**Problem statement:** Please write out the lines of the data exactly, beginning with the first and ending with the line containing "plt.rcParams['font.family'] = ['Liberation"; leave the pictures behind.

---- Material provided

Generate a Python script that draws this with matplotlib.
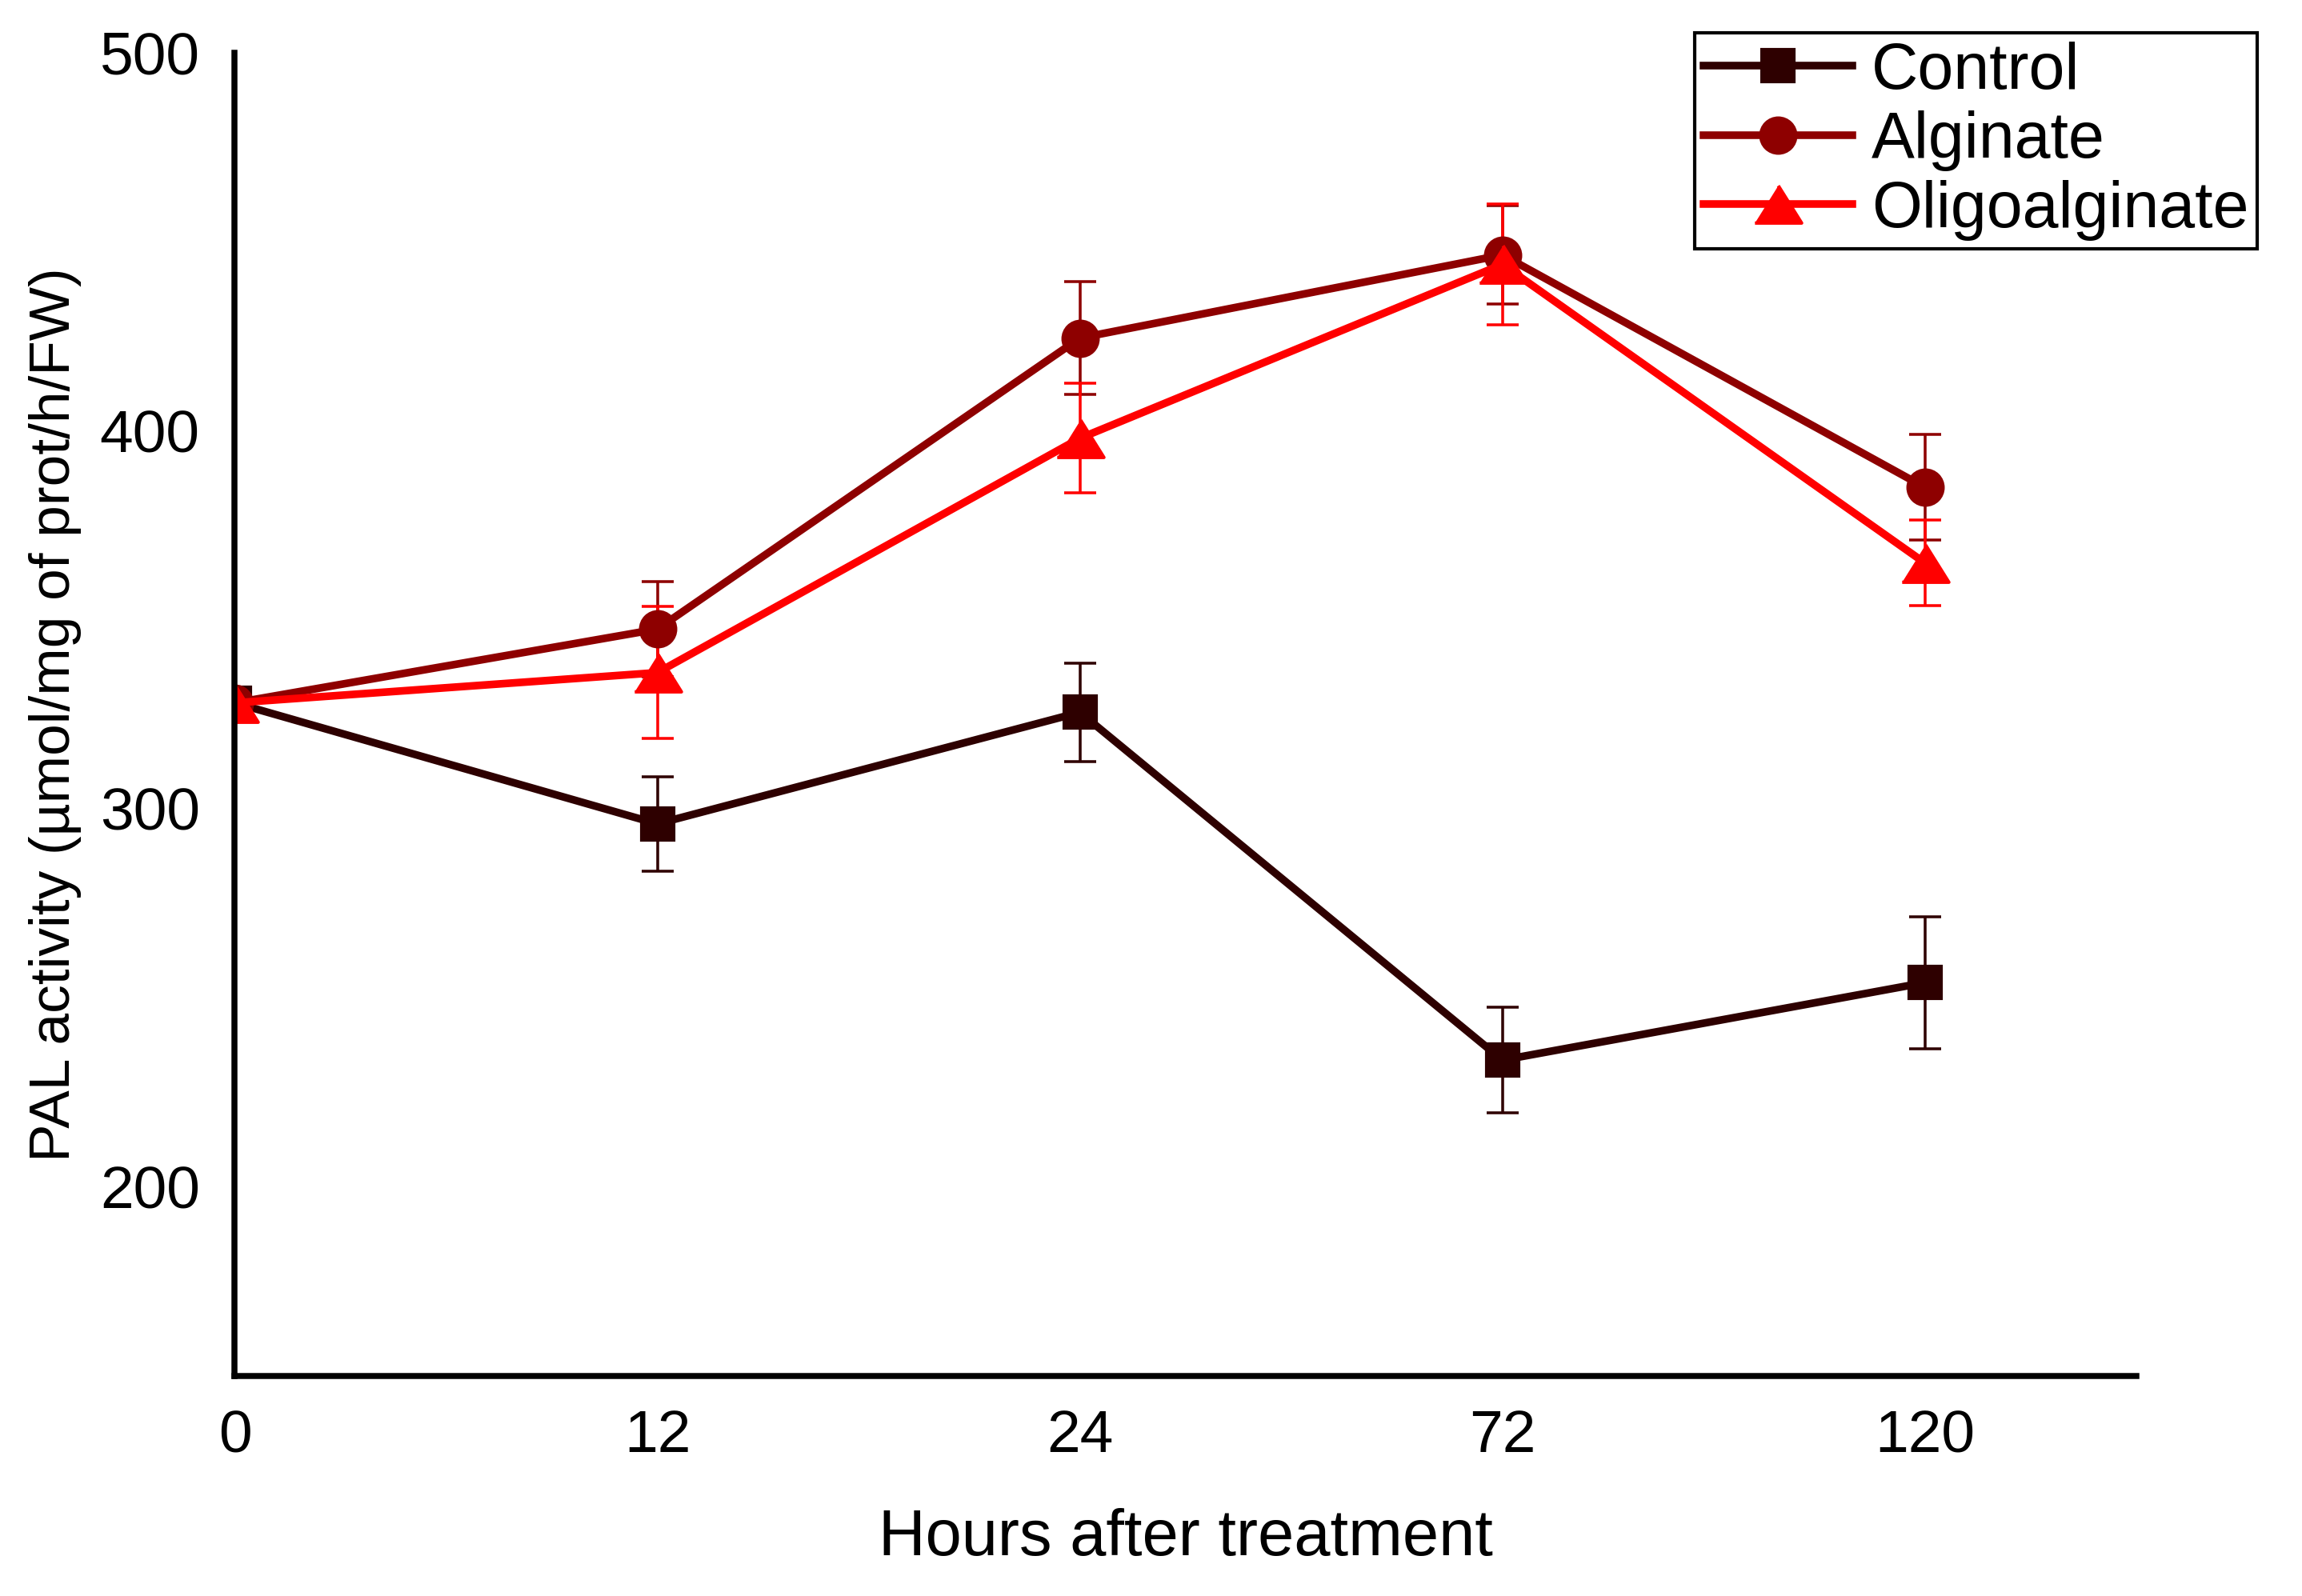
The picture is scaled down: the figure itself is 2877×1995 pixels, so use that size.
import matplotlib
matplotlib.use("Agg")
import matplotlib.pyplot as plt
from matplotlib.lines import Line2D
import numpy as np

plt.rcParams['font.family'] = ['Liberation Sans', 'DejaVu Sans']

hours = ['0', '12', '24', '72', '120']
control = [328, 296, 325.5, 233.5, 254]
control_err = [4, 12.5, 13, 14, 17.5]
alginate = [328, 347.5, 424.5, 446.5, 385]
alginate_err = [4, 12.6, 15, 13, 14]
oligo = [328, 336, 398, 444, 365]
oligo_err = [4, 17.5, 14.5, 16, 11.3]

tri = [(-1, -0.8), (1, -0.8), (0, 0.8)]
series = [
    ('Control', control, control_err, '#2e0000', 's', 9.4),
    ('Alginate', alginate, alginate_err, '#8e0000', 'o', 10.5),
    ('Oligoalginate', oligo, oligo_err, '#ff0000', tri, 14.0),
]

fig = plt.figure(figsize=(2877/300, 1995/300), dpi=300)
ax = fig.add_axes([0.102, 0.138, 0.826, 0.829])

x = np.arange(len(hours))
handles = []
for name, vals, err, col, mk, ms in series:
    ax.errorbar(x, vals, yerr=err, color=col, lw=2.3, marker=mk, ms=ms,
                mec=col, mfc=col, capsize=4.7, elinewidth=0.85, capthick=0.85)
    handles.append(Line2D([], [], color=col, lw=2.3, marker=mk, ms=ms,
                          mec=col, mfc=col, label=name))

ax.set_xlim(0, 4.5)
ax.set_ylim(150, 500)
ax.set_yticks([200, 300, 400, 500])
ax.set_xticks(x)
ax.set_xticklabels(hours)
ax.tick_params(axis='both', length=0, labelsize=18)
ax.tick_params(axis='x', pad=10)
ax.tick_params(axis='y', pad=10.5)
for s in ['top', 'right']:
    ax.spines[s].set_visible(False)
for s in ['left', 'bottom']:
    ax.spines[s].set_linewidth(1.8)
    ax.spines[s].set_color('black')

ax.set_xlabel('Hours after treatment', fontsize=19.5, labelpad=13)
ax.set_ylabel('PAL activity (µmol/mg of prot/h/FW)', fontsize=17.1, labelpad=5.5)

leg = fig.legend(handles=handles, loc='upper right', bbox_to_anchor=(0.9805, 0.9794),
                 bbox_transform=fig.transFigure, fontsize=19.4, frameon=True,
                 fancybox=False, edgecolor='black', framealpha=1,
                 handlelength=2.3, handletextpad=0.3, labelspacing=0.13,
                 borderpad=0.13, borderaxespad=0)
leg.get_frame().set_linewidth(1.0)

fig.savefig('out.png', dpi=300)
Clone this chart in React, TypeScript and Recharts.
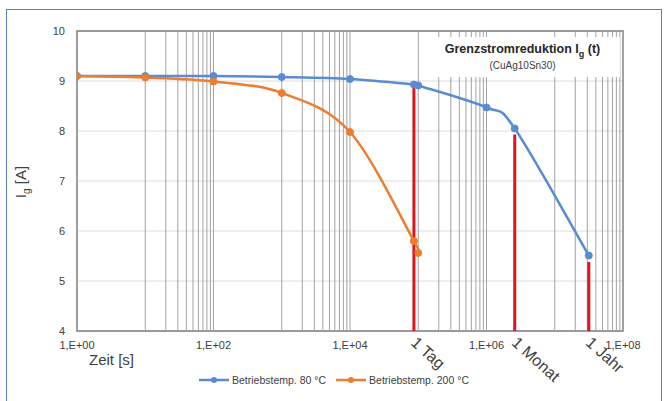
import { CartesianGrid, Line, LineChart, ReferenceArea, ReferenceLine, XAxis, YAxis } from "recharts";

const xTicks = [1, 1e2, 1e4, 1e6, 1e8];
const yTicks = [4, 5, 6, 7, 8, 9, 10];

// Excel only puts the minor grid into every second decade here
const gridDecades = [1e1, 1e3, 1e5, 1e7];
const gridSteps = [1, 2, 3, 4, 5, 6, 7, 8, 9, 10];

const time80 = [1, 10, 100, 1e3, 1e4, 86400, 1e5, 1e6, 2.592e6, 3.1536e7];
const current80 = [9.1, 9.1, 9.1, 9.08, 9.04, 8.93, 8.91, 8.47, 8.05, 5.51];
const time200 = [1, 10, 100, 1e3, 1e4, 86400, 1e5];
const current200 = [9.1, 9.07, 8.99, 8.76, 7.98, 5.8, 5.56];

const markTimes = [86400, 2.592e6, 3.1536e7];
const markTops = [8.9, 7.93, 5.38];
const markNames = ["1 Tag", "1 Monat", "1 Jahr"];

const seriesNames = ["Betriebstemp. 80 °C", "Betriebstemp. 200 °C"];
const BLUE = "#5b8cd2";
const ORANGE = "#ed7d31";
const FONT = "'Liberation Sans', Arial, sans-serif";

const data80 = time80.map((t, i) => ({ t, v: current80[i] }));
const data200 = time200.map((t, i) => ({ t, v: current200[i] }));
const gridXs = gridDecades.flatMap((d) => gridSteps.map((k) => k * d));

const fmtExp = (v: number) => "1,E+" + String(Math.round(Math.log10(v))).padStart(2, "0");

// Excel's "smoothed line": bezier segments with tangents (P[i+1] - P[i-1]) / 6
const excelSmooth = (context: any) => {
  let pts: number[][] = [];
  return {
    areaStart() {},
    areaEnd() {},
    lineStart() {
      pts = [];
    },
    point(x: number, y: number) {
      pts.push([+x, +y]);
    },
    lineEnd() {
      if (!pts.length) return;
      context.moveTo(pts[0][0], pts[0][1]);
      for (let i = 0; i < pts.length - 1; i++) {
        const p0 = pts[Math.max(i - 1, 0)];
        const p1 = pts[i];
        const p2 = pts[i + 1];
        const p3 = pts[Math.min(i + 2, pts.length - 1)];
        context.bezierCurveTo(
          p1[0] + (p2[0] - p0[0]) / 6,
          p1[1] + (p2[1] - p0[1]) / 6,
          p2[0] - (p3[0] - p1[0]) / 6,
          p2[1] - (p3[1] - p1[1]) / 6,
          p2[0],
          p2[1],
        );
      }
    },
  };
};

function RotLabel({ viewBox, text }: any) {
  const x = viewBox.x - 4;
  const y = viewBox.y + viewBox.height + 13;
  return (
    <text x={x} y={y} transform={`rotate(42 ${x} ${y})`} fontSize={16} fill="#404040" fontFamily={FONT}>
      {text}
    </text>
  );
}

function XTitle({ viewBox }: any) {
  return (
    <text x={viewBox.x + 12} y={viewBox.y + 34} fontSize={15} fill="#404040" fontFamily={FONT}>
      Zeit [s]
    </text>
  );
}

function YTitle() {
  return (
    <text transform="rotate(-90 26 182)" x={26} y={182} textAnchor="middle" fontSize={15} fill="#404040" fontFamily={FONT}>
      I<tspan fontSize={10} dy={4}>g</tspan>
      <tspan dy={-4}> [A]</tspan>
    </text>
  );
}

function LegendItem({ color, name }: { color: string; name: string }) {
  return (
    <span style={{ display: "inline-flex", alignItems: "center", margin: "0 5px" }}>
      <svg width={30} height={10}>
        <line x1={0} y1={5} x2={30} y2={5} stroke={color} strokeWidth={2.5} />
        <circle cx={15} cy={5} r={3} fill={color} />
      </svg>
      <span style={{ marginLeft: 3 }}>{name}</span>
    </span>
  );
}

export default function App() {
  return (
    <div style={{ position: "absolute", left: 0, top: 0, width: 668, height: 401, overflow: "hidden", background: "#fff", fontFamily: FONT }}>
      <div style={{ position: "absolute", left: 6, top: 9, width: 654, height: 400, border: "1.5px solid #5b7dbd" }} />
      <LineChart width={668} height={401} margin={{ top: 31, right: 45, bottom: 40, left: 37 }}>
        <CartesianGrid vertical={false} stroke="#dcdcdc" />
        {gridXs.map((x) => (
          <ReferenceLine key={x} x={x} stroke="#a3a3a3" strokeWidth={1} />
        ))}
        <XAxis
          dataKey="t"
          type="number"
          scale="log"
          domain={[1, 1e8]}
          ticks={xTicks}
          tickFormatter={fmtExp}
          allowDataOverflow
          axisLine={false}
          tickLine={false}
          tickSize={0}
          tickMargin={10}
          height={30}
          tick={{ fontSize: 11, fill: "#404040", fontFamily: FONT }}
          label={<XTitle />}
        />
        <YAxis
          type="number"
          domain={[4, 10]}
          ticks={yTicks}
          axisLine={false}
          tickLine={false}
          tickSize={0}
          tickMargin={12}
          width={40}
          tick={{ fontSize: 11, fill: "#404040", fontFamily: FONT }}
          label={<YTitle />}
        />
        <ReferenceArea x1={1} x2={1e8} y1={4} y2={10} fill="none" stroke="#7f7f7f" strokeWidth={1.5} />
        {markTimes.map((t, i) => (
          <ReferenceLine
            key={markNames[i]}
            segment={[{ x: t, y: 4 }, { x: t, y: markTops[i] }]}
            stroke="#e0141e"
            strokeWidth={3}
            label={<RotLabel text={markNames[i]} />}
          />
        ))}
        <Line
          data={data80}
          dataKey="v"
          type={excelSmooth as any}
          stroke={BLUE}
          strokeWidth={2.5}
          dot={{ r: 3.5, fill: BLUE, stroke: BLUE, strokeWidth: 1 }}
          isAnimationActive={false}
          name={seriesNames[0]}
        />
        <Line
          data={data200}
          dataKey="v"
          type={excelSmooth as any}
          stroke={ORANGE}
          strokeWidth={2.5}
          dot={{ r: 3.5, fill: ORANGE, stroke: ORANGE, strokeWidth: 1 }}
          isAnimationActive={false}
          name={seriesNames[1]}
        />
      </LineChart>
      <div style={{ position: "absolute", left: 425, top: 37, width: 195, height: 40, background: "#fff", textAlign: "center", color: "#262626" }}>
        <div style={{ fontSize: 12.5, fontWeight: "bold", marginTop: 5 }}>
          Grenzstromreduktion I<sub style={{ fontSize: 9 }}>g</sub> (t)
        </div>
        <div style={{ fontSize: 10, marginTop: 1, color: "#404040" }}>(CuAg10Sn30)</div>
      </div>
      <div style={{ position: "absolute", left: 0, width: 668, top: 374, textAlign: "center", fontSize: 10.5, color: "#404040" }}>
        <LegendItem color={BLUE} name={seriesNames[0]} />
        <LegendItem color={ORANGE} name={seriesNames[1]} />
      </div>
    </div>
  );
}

--------

**Response:**
Generate a Python script that draws this with matplotlib.
The picture is scaled down: the figure itself is 2877×1995 pixels, so use that size.
import matplotlib
matplotlib.use("Agg")
import matplotlib.pyplot as plt
from matplotlib.lines import Line2D
import numpy as np

plt.rcParams['font.family'] = ['Liberation Sans', 'DejaVu Sans']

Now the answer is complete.